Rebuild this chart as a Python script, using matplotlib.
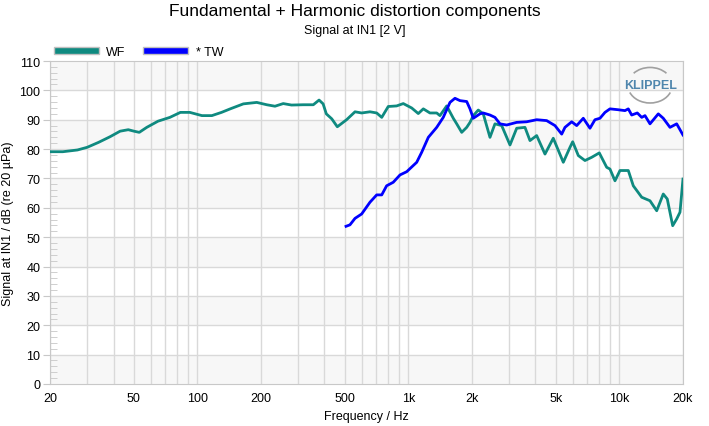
import matplotlib.pyplot as plt
from matplotlib.patches import Rectangle, Arc
from matplotlib.ticker import FixedLocator, NullFormatter, MultipleLocator

plt.rcParams['font.family'] = ['Liberation Sans', 'DejaVu Sans']

# WF curve (frequency in Hz, level in dB)
wf_f = [20, 23, 27, 30, 34, 38.5, 43, 47, 50, 53, 57.5, 65, 74, 83, 92, 105, 117, 130,
        143, 165, 191, 213, 233, 255, 279, 317, 354, 377, 394, 408, 433, 460, 509, 558,
        600, 657, 707, 747, 802, 879, 945, 1036, 1113, 1176, 1264, 1361, 1410, 1518,
        1631, 1693, 1788, 1888, 1957, 2029, 2142, 2262, 2434, 2570, 2766, 3028, 3258,
        3566, 3766, 4052, 4436, 4856, 5418, 5828, 6002, 6382, 6864, 7386, 8024, 8698,
        9016, 9522, 10056, 11012, 11630, 12748, 13954, 15014, 16128, 16850, 17876,
        18670, 19358, 20000]
wf_db = [79.1, 79.1, 79.7, 80.6, 82.3, 84.2, 86.1, 86.6, 86.1, 85.7, 87.4, 89.5, 90.8,
         92.5, 92.5, 91.4, 91.4, 92.5, 93.7, 95.4, 95.9, 95.1, 94.6, 95.5, 95.0, 95.1,
         95.1, 96.7, 95.4, 92.0, 90.3, 87.6, 90.0, 92.7, 92.3, 92.7, 92.3, 90.8, 94.5,
         94.7, 95.5, 94.0, 92.1, 93.7, 92.3, 92.3, 91.4, 94.7, 90.5, 88.6, 85.7, 87.4,
         89.1, 91.4, 93.3, 92.0, 84.0, 88.6, 88.0, 81.4, 87.1, 87.4, 82.9, 84.6, 78.3,
         83.7, 75.5, 80.6, 82.5, 77.8, 76.1, 77.2, 78.7, 73.8, 73.2, 69.2, 72.7, 72.7,
         67.5, 63.6, 62.4, 59.0, 64.7, 63.0, 53.9, 56.2, 58.5, 69.8]

# TW curve
tw_f = [506, 528, 558, 600, 657, 707, 747, 788, 847, 912, 981, 1094, 1155, 1242, 1361,
        1462, 1573, 1661, 1755, 1888, 1957, 2029, 2182, 2262, 2434, 2570, 2715, 2920,
        3258, 3632, 4052, 4518, 4948, 5324, 5518, 5938, 6270, 6738, 7248, 7654, 8084,
        8538, 9016, 9872, 10622, 11012, 11426, 12150, 12748, 13212, 13954, 15276, 16128,
        17356, 18670, 20000]
tw_db = [53.7, 54.2, 56.4, 57.9, 61.9, 64.4, 64.4, 67.5, 68.7, 71.2, 72.3, 75.5, 78.9,
         84.0, 87.4, 90.8, 95.9, 97.3, 96.5, 96.2, 93.7, 90.5, 92.0, 92.3, 91.6, 90.8,
         88.6, 88.2, 89.1, 89.3, 90.0, 89.7, 88.0, 85.1, 87.4, 89.3, 88.0, 90.5, 87.1,
         90.0, 90.5, 92.5, 93.7, 93.4, 93.1, 93.7, 91.6, 92.3, 90.8, 91.4, 88.6, 92.0,
         90.5, 87.4, 88.6, 84.8]

x_ticks = [20, 50, 100, 200, 500, 1000, 2000, 5000, 10000, 20000]
x_labels = ['20', '50', '100', '200', '500', '1k', '2k', '5k', '10k', '20k']

WF_COLOR = '#0f8a80'
TW_COLOR = '#0000ff'

fig = plt.figure(figsize=(7.09, 4.27), dpi=100)
ax = fig.add_axes([0.0705, 0.0984, 0.8928, 0.7564])

# alternating background bands
for lo in range(0, 110, 20):
    ax.axhspan(lo, lo + 10, color='#f7f7f7', zorder=0, lw=0)

grid_f = [m * 10 ** e for e in range(1, 5) for m in range(1, 10)]
grid_f = [g for g in grid_f if 20 <= g <= 20000]
for g in grid_f:
    ax.axvline(g, color='#d9d9d9', lw=1, zorder=1)
for yv in range(10, 110, 10):
    ax.axhline(yv, color='#d9d9d9', lw=1, zorder=1)

ax.semilogx(wf_f, wf_db, color=WF_COLOR, lw=2, zorder=3)
ax.semilogx(tw_f, tw_db, color=TW_COLOR, lw=2, zorder=4)

ax.set_xlim(20, 20000)
ax.set_ylim(0, 110)
ax.xaxis.set_major_locator(FixedLocator(x_ticks))
ax.set_xticklabels(x_labels)
ax.xaxis.set_minor_locator(FixedLocator(grid_f))
ax.xaxis.set_minor_formatter(NullFormatter())
ax.yaxis.set_major_locator(MultipleLocator(10))
ax.yaxis.set_minor_locator(MultipleLocator(2))
ax.tick_params(axis='x', which='both', length=0, labelsize=9, pad=6)
ax.tick_params(axis='y', which='major', length=5, color='#c8c8c8', labelsize=9, pad=2)
ax.tick_params(axis='y', which='minor', direction='in', length=5, color='#c8c8c8')
for s in ax.spines.values():
    s.set_color('#c8c8c8')

ax.set_xlabel('Frequency / Hz', fontsize=9, labelpad=4)
ax.set_ylabel('Signal at IN1 / dB (re 20 µPa)', fontsize=9, labelpad=4)

fig.text(0.5, 0.972, 'Fundamental + Harmonic distortion components', ha='center',
         va='center', fontsize=12.5)
fig.text(0.5, 0.927, 'Signal at IN1 [2 V]', ha='center', va='center', fontsize=9)

# legend
handles = [Rectangle((0, 0), 1, 1, facecolor=WF_COLOR, edgecolor='#c0c0c0', lw=1),
           Rectangle((0, 0), 1, 1, facecolor=TW_COLOR, edgecolor='#c0c0c0', lw=1)]
fig.legend(handles, ['WF', '* TW'], loc='center left', bbox_to_anchor=(0.06, 0.876),
           ncol=2, frameon=False, fontsize=9, handlelength=3.6, handleheight=0.55,
           handletextpad=0.6, columnspacing=1.4)

# logo
ax.text(0.948, 0.925, 'KLIPPEL', transform=ax.transAxes, ha='center', va='center',
        fontsize=9, color='#4f86ad', fontweight='bold')
ax.add_patch(Arc((0.948, 0.925), 0.07, 0.11, theta1=55, theta2=125,
                 transform=ax.transAxes, color='#a0a0a0', lw=1.2))
ax.add_patch(Arc((0.948, 0.925), 0.07, 0.11, theta1=215, theta2=325,
                 transform=ax.transAxes, color='#a0a0a0', lw=1.2))

fig.savefig('out.png', dpi=100)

┄┄┄┄┄┄┄┄┄┄

What you need to do:
From the data above, show each line that contains "matplotlib".

Result of the task:
Rebuild this chart as a Python script, using matplotlib.
import matplotlib.pyplot as plt
from matplotlib.patches import Rectangle, Arc
from matplotlib.ticker import FixedLocator, NullFormatter, MultipleLocator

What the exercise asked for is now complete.